START Data shown

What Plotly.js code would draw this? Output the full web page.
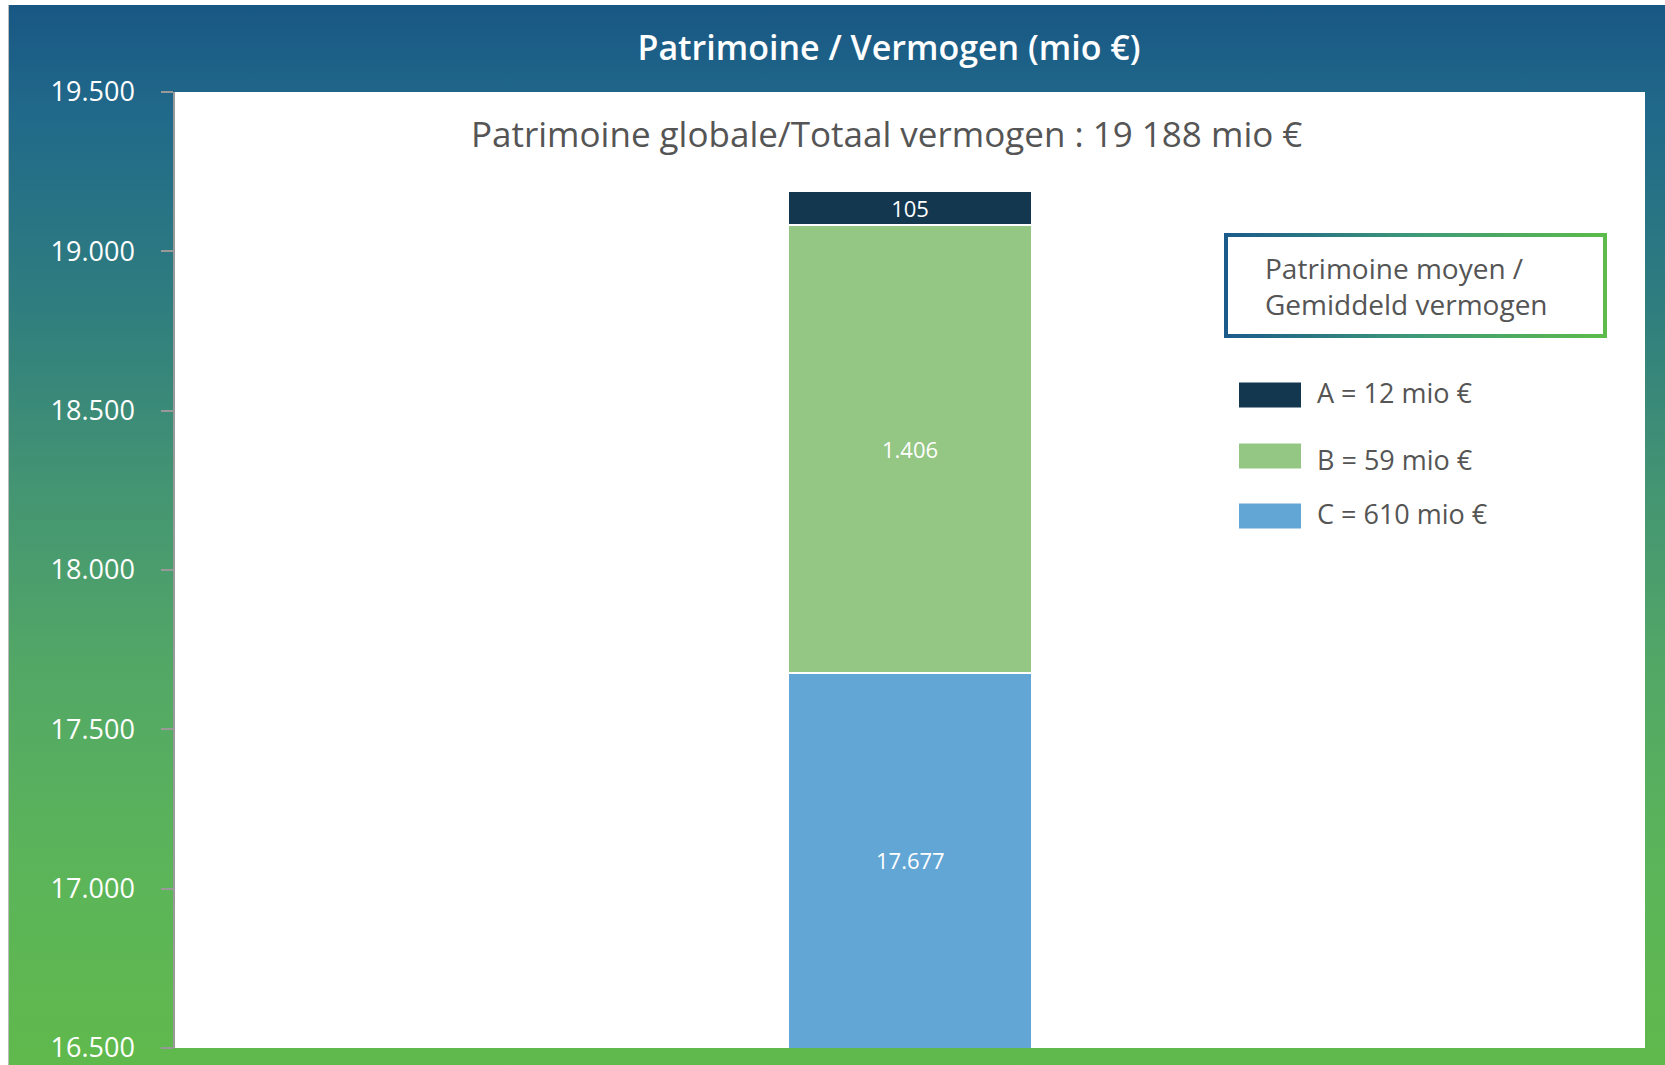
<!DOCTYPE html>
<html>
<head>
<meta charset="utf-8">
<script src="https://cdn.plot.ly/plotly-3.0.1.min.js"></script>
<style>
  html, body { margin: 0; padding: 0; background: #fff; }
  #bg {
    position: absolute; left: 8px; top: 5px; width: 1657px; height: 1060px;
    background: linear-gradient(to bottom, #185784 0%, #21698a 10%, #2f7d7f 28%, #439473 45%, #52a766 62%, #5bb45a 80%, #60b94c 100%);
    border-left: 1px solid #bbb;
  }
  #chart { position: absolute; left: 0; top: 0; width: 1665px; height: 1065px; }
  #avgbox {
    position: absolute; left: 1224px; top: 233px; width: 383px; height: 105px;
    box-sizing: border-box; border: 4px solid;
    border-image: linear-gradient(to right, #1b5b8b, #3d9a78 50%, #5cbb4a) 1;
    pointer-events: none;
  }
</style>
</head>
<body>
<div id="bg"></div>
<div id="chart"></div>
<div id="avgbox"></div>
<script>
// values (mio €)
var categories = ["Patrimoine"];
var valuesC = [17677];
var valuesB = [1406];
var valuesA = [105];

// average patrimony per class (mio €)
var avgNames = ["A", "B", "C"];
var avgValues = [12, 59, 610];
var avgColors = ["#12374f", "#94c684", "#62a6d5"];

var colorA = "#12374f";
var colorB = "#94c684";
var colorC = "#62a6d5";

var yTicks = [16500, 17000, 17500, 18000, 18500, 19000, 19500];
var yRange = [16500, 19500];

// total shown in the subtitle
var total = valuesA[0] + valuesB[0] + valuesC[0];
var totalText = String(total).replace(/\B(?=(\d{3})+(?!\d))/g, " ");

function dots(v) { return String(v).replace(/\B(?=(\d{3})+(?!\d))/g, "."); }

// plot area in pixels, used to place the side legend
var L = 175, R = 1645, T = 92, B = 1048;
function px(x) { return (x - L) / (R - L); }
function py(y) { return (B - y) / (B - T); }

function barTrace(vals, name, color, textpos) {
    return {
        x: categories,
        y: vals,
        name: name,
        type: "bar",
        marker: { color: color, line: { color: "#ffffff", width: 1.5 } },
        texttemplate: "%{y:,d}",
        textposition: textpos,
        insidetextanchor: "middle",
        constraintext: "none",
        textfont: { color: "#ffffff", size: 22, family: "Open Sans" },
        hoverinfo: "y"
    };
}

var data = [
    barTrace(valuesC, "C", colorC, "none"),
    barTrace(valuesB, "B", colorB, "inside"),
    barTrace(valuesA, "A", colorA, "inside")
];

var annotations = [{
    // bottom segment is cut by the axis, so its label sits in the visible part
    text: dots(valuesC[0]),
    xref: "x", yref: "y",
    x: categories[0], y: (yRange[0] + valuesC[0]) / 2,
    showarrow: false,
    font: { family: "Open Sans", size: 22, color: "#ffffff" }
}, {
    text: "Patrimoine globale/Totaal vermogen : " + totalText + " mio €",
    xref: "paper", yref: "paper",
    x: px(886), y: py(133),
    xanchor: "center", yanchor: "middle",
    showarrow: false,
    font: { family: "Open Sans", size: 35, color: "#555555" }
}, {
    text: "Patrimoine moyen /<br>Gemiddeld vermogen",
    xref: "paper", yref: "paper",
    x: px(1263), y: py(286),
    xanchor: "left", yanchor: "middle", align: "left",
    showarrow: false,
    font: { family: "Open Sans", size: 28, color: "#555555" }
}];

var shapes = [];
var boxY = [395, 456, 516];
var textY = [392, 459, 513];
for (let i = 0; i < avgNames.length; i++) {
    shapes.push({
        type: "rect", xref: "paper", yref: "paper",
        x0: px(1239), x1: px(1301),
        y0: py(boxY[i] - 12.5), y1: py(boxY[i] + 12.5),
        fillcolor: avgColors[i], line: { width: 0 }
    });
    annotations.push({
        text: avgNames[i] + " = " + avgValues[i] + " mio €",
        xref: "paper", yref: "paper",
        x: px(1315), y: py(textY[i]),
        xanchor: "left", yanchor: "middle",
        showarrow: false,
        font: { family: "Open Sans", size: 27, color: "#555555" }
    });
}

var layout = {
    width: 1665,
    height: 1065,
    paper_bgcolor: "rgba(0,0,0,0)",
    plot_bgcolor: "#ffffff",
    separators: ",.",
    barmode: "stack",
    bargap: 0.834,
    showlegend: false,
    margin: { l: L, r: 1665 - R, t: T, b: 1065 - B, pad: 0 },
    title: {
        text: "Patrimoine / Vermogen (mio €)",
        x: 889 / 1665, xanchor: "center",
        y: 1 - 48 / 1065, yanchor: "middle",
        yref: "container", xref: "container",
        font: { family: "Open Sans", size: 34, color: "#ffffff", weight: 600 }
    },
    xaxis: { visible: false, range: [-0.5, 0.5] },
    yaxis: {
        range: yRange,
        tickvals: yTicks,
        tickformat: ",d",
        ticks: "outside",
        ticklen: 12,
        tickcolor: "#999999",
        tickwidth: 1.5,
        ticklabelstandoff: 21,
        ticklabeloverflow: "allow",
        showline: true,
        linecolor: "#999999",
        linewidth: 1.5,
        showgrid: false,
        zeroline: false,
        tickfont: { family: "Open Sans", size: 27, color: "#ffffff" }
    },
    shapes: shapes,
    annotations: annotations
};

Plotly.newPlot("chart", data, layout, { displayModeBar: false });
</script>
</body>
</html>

END Data shown

# [Problem statement]
Copy the whole of the material above exactly, but not its images.

# [Answer]
What Plotly.js code would draw this? Output the full web page.
<!DOCTYPE html>
<html>
<head>
<meta charset="utf-8">
<script src="https://cdn.plot.ly/plotly-3.0.1.min.js"></script>
<style>
  html, body { margin: 0; padding: 0; background: #fff; }
  #bg {
    position: absolute; left: 8px; top: 5px; width: 1657px; height: 1060px;
    background: linear-gradient(to bottom, #185784 0%, #21698a 10%, #2f7d7f 28%, #439473 45%, #52a766 62%, #5bb45a 80%, #60b94c 100%);
    border-left: 1px solid #bbb;
  }
  #chart { position: absolute; left: 0; top: 0; width: 1665px; height: 1065px; }
  #avgbox {
    position: absolute; left: 1224px; top: 233px; width: 383px; height: 105px;
    box-sizing: border-box; border: 4px solid;
    border-image: linear-gradient(to right, #1b5b8b, #3d9a78 50%, #5cbb4a) 1;
    pointer-events: none;
  }
</style>
</head>
<body>
<div id="bg"></div>
<div id="chart"></div>
<div id="avgbox"></div>
<script>
// values (mio €)
var categories = ["Patrimoine"];
var valuesC = [17677];
var valuesB = [1406];
var valuesA = [105];

// average patrimony per class (mio €)
var avgNames = ["A", "B", "C"];
var avgValues = [12, 59, 610];
var avgColors = ["#12374f", "#94c684", "#62a6d5"];

var colorA = "#12374f";
var colorB = "#94c684";
var colorC = "#62a6d5";

var yTicks = [16500, 17000, 17500, 18000, 18500, 19000, 19500];
var yRange = [16500, 19500];

// total shown in the subtitle
var total = valuesA[0] + valuesB[0] + valuesC[0];
var totalText = String(total).replace(/\B(?=(\d{3})+(?!\d))/g, " ");

function dots(v) { return String(v).replace(/\B(?=(\d{3})+(?!\d))/g, "."); }

// plot area in pixels, used to place the side legend
var L = 175, R = 1645, T = 92, B = 1048;
function px(x) { return (x - L) / (R - L); }
function py(y) { return (B - y) / (B - T); }

function barTrace(vals, name, color, textpos) {
    return {
        x: categories,
        y: vals,
        name: name,
        type: "bar",
        marker: { color: color, line: { color: "#ffffff", width: 1.5 } },
        texttemplate: "%{y:,d}",
        textposition: textpos,
        insidetextanchor: "middle",
        constraintext: "none",
        textfont: { color: "#ffffff", size: 22, family: "Open Sans" },
        hoverinfo: "y"
    };
}

var data = [
    barTrace(valuesC, "C", colorC, "none"),
    barTrace(valuesB, "B", colorB, "inside"),
    barTrace(valuesA, "A", colorA, "inside")
];

var annotations = [{
    // bottom segment is cut by the axis, so its label sits in the visible part
    text: dots(valuesC[0]),
    xref: "x", yref: "y",
    x: categories[0], y: (yRange[0] + valuesC[0]) / 2,
    showarrow: false,
    font: { family: "Open Sans", size: 22, color: "#ffffff" }
}, {
    text: "Patrimoine globale/Totaal vermogen : " + totalText + " mio €",
    xref: "paper", yref: "paper",
    x: px(886), y: py(133),
    xanchor: "center", yanchor: "middle",
    showarrow: false,
    font: { family: "Open Sans", size: 35, color: "#555555" }
}, {
    text: "Patrimoine moyen /<br>Gemiddeld vermogen",
    xref: "paper", yref: "paper",
    x: px(1263), y: py(286),
    xanchor: "left", yanchor: "middle", align: "left",
    showarrow: false,
    font: { family: "Open Sans", size: 28, color: "#555555" }
}];

var shapes = [];
var boxY = [395, 456, 516];
var textY = [392, 459, 513];
for (let i = 0; i < avgNames.length; i++) {
    shapes.push({
        type: "rect", xref: "paper", yref: "paper",
        x0: px(1239), x1: px(1301),
        y0: py(boxY[i] - 12.5), y1: py(boxY[i] + 12.5),
        fillcolor: avgColors[i], line: { width: 0 }
    });
    annotations.push({
        text: avgNames[i] + " = " + avgValues[i] + " mio €",
        xref: "paper", yref: "paper",
        x: px(1315), y: py(textY[i]),
        xanchor: "left", yanchor: "middle",
        showarrow: false,
        font: { family: "Open Sans", size: 27, color: "#555555" }
    });
}

var layout = {
    width: 1665,
    height: 1065,
    paper_bgcolor: "rgba(0,0,0,0)",
    plot_bgcolor: "#ffffff",
    separators: ",.",
    barmode: "stack",
    bargap: 0.834,
    showlegend: false,
    margin: { l: L, r: 1665 - R, t: T, b: 1065 - B, pad: 0 },
    title: {
        text: "Patrimoine / Vermogen (mio €)",
        x: 889 / 1665, xanchor: "center",
        y: 1 - 48 / 1065, yanchor: "middle",
        yref: "container", xref: "container",
        font: { family: "Open Sans", size: 34, color: "#ffffff", weight: 600 }
    },
    xaxis: { visible: false, range: [-0.5, 0.5] },
    yaxis: {
        range: yRange,
        tickvals: yTicks,
        tickformat: ",d",
        ticks: "outside",
        ticklen: 12,
        tickcolor: "#999999",
        tickwidth: 1.5,
        ticklabelstandoff: 21,
        ticklabeloverflow: "allow",
        showline: true,
        linecolor: "#999999",
        linewidth: 1.5,
        showgrid: false,
        zeroline: false,
        tickfont: { family: "Open Sans", size: 27, color: "#ffffff" }
    },
    shapes: shapes,
    annotations: annotations
};

Plotly.newPlot("chart", data, layout, { displayModeBar: false });
</script>
</body>
</html>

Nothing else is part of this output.